We’ve gone into Super Mario RPG from the Super Nintendo in the past but this game is incredible. It’s my hands-down favorite Super Mario game and all Squaresoft did was take the Mario license and apply to a turn-based JRPG system.

Honestly, this is a formula that should’ve been abused by developers in the late 1990s and early 1990s only because it has a high success rate or being an enjoyable game.

I could make the complaint about characters like Marrow and Geno should’ve been used more in Nintendo games but Nintendo has never been huge on concrete canon and story continuity across games.

EA Sports BIG series

Every genre has a stigma to it. For one thing, all games within a genre are pretty much the same at the core but become derivatives of that genre by adding new gameplay mechanics.

Then you get to sports games which have it worse than the first-person shooter genre had it during late 2000s-early 2010s as far as stagnancy goes.

So, how do you freshen up a genre based on sports? The rules don’t change regularly—which is good, you want consistency in sports—and the changes that do occur don’t result in a game that looks refreshed and new for a TV audience.

You freshen sports up by making them extreme, of course! When Midway decided “Eh, let’s do the NBA Playoffs games but make it more like an arcade game” the genre got a ton of breathing room across all sports.

The concept wasn’t even genius: just take sports and exaggerate the action to the point that gamers who aren’t sports fans would enjoy the game.

Into the 2000s, this was always Midway’s lane but the EA Sports BIG studio gave EA that reach into arcade sports games. Basically, a studio that was known for its sports simulation line-up began doing what Midway had been doing since NBA Jam—only better.

Super Puzzle Fighter II Turbo

Fighting games tend to have a low success rate when going outside of the genre. Either the game is enjoyed but it doesn’t sell or it sells on the weight of the franchise’s name value and turns out not being half as good as the main series.

Yes, that was Mortal Kombat Mythologies slander.

Super Puzzle Fighter II Turbo is a game that falls into category one. People enjoyed the gameplay however it didn’t have the legs to stick the landing on console.

On that note, Puzzle Fighter II didn’t need to be on console then. It should’ve remained an arcade-only game but that Super Street Fighter II wave was really strong into the late 90s.

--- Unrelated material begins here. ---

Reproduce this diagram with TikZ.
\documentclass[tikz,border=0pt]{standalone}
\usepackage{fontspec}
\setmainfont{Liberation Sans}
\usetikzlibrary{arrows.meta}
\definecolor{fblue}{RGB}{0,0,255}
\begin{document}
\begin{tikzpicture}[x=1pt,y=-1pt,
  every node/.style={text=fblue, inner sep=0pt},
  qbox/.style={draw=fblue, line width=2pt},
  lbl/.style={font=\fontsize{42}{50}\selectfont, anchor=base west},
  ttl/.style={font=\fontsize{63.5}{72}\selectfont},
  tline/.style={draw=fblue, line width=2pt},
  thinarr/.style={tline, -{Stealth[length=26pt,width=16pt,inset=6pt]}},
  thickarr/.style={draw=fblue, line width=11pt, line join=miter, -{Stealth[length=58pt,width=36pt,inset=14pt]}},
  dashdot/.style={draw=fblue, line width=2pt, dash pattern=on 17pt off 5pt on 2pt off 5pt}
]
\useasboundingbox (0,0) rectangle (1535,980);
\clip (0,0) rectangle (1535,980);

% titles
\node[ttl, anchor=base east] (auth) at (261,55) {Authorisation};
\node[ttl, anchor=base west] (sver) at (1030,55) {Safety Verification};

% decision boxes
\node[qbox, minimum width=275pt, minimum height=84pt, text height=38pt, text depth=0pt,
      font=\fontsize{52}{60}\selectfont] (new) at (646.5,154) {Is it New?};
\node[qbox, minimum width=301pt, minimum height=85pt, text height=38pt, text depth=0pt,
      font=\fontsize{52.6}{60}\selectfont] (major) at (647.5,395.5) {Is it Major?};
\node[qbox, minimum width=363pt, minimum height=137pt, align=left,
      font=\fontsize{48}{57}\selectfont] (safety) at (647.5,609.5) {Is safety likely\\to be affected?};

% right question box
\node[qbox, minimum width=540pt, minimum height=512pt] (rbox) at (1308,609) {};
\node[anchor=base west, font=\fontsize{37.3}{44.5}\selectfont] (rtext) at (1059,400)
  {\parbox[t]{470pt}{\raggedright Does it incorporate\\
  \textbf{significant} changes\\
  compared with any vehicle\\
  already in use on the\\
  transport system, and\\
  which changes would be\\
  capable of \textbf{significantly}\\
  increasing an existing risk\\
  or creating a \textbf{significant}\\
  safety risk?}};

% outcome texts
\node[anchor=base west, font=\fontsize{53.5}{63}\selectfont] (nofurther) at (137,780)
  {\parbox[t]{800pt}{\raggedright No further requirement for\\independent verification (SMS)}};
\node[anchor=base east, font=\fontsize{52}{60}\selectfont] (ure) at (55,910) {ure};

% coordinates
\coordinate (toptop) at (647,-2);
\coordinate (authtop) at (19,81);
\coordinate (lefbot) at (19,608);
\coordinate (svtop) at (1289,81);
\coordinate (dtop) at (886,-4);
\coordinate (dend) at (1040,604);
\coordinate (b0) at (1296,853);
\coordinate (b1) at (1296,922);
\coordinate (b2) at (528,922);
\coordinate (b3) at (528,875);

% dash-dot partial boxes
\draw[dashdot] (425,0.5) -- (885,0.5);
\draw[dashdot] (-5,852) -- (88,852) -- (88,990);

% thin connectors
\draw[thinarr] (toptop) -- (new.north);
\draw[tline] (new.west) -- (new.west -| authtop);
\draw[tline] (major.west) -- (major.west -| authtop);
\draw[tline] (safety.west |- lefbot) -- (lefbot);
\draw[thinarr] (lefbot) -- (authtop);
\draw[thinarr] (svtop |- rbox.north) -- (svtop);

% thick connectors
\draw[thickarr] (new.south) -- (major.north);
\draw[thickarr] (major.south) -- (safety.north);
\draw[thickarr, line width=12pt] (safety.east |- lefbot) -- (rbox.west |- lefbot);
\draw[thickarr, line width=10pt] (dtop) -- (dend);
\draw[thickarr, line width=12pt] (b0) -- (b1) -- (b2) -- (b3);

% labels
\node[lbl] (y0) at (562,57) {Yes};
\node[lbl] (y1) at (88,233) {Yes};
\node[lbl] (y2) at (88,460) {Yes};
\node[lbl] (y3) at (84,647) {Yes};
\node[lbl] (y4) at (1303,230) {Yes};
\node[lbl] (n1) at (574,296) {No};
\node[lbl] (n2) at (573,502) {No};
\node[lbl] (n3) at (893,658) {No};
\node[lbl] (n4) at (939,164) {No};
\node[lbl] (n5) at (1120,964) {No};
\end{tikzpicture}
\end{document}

The Street Fighter name and the art style—this was around the time that the art style in Capcom games got much better—are the main selling points of Puzzle Fighter.

Without those two elements, you’re just playing another match-3/Tetris-clone. The gameplay isn’t groundbreaking but mixing these two polar opposites made for a fun spinoff.

Mario Party series

I wasn’t keen on adding another Mario game to this list but Nintendo has been around—just as a video game company—longer than its two closest competitors combined.

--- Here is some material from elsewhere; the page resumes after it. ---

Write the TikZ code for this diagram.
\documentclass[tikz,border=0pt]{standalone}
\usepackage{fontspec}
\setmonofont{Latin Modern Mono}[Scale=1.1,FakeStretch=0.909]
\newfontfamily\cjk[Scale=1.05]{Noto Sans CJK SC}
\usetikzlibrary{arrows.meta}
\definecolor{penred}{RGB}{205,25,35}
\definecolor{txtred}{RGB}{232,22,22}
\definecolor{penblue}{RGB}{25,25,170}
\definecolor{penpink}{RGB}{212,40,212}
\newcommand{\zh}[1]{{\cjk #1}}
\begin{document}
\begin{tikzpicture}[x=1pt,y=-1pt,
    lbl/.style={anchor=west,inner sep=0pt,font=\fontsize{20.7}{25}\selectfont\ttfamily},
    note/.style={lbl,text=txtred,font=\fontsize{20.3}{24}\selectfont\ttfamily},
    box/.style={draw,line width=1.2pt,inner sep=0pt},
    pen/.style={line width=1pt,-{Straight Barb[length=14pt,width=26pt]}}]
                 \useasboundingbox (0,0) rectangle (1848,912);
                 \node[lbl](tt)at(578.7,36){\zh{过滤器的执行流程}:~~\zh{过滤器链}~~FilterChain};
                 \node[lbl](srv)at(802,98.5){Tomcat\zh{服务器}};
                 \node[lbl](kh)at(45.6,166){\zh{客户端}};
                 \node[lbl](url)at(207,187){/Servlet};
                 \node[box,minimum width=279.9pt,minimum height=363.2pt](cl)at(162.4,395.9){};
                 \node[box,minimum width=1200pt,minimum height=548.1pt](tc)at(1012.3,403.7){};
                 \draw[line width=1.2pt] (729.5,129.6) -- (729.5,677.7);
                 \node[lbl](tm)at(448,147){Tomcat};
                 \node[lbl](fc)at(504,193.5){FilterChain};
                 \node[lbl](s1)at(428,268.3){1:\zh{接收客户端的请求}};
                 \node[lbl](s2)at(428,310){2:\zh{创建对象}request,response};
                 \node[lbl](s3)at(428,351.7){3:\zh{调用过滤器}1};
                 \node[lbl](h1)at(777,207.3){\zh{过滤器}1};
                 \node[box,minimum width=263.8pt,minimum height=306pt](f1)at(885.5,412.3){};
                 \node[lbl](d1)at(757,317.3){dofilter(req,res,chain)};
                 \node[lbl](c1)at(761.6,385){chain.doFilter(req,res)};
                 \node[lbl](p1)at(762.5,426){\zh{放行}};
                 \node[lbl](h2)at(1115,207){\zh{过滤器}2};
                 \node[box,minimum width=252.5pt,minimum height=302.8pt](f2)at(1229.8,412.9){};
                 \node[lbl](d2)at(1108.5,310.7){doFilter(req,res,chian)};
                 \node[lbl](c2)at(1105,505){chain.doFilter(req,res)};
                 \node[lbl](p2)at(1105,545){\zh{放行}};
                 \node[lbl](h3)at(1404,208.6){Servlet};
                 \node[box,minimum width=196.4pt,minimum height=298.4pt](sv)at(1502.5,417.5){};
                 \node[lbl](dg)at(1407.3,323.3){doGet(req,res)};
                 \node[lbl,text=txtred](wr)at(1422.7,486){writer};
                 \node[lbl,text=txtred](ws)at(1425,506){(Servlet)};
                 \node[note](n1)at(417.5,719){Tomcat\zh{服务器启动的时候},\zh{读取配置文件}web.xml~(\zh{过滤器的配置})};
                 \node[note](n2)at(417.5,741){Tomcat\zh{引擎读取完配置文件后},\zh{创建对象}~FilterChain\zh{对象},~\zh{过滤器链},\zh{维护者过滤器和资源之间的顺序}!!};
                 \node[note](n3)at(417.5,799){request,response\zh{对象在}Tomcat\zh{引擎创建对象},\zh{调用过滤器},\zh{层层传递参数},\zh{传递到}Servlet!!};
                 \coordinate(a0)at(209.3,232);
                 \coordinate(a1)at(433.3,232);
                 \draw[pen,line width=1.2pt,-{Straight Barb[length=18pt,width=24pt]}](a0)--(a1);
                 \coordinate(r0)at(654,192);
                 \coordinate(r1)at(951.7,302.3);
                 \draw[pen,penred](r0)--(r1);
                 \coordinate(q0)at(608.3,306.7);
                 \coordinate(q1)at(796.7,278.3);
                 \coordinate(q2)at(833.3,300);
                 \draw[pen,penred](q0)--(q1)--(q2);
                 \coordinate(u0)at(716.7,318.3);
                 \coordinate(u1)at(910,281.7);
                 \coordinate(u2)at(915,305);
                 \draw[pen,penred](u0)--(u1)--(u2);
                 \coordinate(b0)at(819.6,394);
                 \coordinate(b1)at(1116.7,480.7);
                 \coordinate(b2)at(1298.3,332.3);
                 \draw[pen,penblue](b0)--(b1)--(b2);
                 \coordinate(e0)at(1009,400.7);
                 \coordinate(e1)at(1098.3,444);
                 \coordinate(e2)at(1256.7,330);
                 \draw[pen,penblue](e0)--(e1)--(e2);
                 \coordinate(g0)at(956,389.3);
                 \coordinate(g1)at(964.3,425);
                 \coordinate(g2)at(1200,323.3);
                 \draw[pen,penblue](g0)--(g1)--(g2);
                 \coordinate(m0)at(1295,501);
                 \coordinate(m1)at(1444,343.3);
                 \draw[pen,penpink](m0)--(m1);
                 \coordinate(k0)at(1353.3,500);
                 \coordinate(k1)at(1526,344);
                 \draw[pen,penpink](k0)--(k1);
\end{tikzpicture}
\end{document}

What that means is that in a run spanning over 45 years, the company has spanned a number of major franchises. Mind you, that doesn’t mean every game in these franchises are blockbusters but you’re likely to get a big seller out of that franchise and each franchise has had multiple blockbusters.

The Super Mario franchise has a number of spinoffs such as Mario & Sonic at the Olympic Games, Mario Kart, Super Smash Bros, and yes…Dr. Mario.

However, the spinoff that stood out the most for me—besides Super Mario RPG and Paper Mario—was Mario Party. This game was made for couch-play with your family and friends!

Several games on this list might illicit some nostalgia but Mario Party plucked at a particular part of pre-online multiplayer generation gamers’ nostalgia.

Was couch-play convenient? It depended on if everyone brought their controllers. While Mario Party isn’t the ooze of the party game genre, the series was always fun to play with others.

This is especially true when played in the same room with other players. That way you could get that Spades/pre-Among Us sense of disappointment in a team mate.